The Federal Financial Institutions Examination Council (FFIEC) was established on March 10, 1979, pursuant to title X of the Financial Institutions Regulatory and Interest Rate Control Act of 1978 (FIRA), Public Law 95-630. In 1989, title XI of the Financial Institutions Reform, Recovery and Enforcement Act of 1989 (FIRREA) established The Appraisal Subcommittee (ASC) within the Examination Council.
The Council is a formal interagency body empowered to prescribe uniform principles, standards, and report forms for the federal examination of financial institutions by the Board of Governors of the Federal Reserve System (FRB), the Federal Deposit Insurance Corporation (FDIC), the National Credit Union Administration (NCUA), the Office of the Comptroller of the Currency (OCC), and the Consumer Financial Protection Bureau (CFPB) and to make recommendations to promote uniformity in the supervision of financial institutions. To encourage the application of uniform examination principles and standards by the state and federal supervisory authorities, the Council established, in accordance with the requirement of the statute, the State Liaison Committee composed of five representatives of state supervisory agencies. In accordance with the Financial Services Regulatory Relief Act of 2006, a representative state regulator was added as a voting member of the Council in October 2006.
The Council is responsible for developing uniform reporting systems for federally supervised financial institutions, their holding companies, and the nonfinancial institution subsidiaries of those institutions and holding companies.

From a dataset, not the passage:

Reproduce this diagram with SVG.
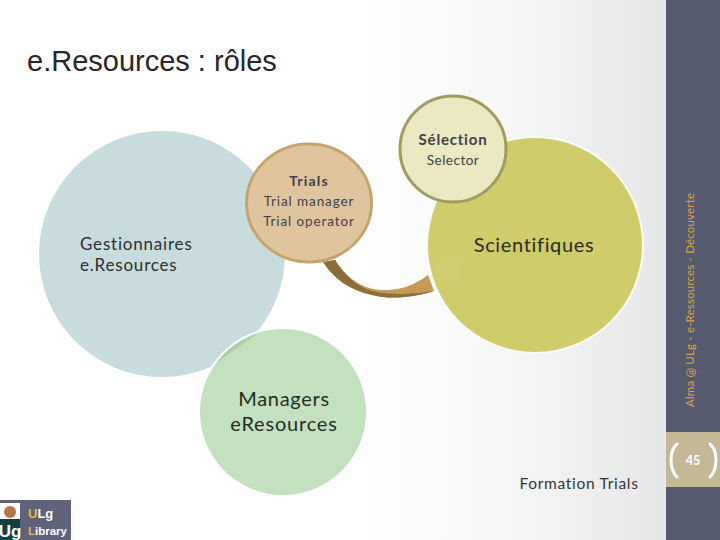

It conducts schools for examiners employed by the five federal member agencies represented on the Council and makes those schools available to employees of state agencies that supervise financial institutions.
The Council was given additional statutory responsibilities by section 340 of the Housing and Community Development Act of 1980 to facilitate public access to data that depository institutions must disclose under the Home Mortgage Disclosure Act of 1975 (HMDA) and the aggregation of annual HMDA data, by census tract, for each metropolitan statistical area (MSA).